Hello, I am facing the same problem. Did you solve yours, please?

Thank you

jjuanvision commented 1 year ago

Same here! Any news about it?

laxmareddyp commented 1 year ago

Hi @fgraffitti-cyberhawk ,

Could you please check the recently released documentation in official Model Garden for Object detection API Tutorial.Please let me know if it helps you to resolve your issue.

Thanks

google-ml-butler[bot] commented 1 year ago

This issue has been automatically marked as stale because it has not had recent activity. It will be closed if no further activity occurs. Thank you.

google-ml-butler[bot] commented 1 year ago

Closing as stale. Please reopen if you'd like to work on this further.

google-ml-butler[bot] commented 1 year ago

Are you satisfied with the resolution of your issue? Yes No

jjuanvision commented 1 year ago

Just to clarify... This is not solved as the tutorial is just for training via scripts provided. It is not possible to train by building the graph from scratch and fine tune layers you would want to for fine tunnning except for SSD metaarch.
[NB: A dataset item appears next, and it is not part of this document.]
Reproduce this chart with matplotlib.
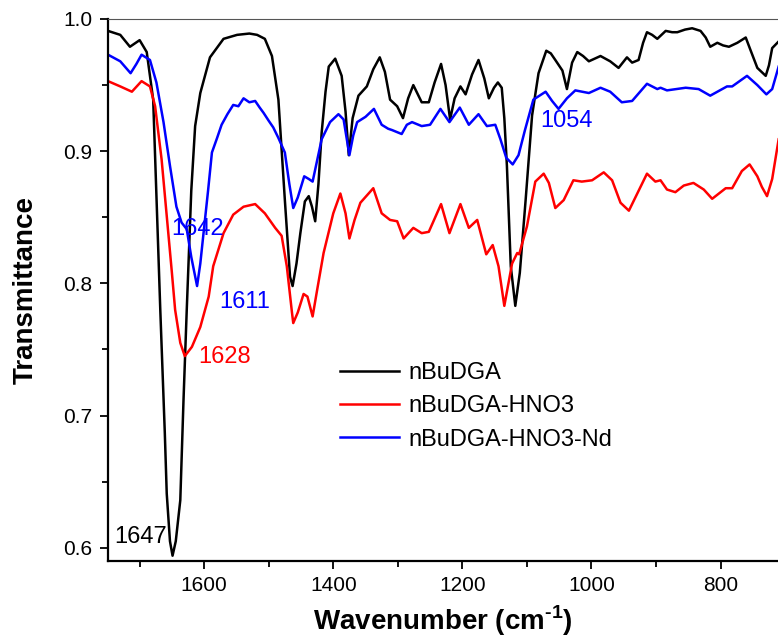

What's more, there are feature extractors in some metaarch that are not trackable objects so that It is not possible to restore them (for example, the fasterrcnn one). I'm currently training my models via scripting similar as what it shows at the tutorial indicated in the previous comment when I work with Tensorflow but I think it is not that flexible for a developer.

Thanks anyways for the collaboration!! Much appreciated.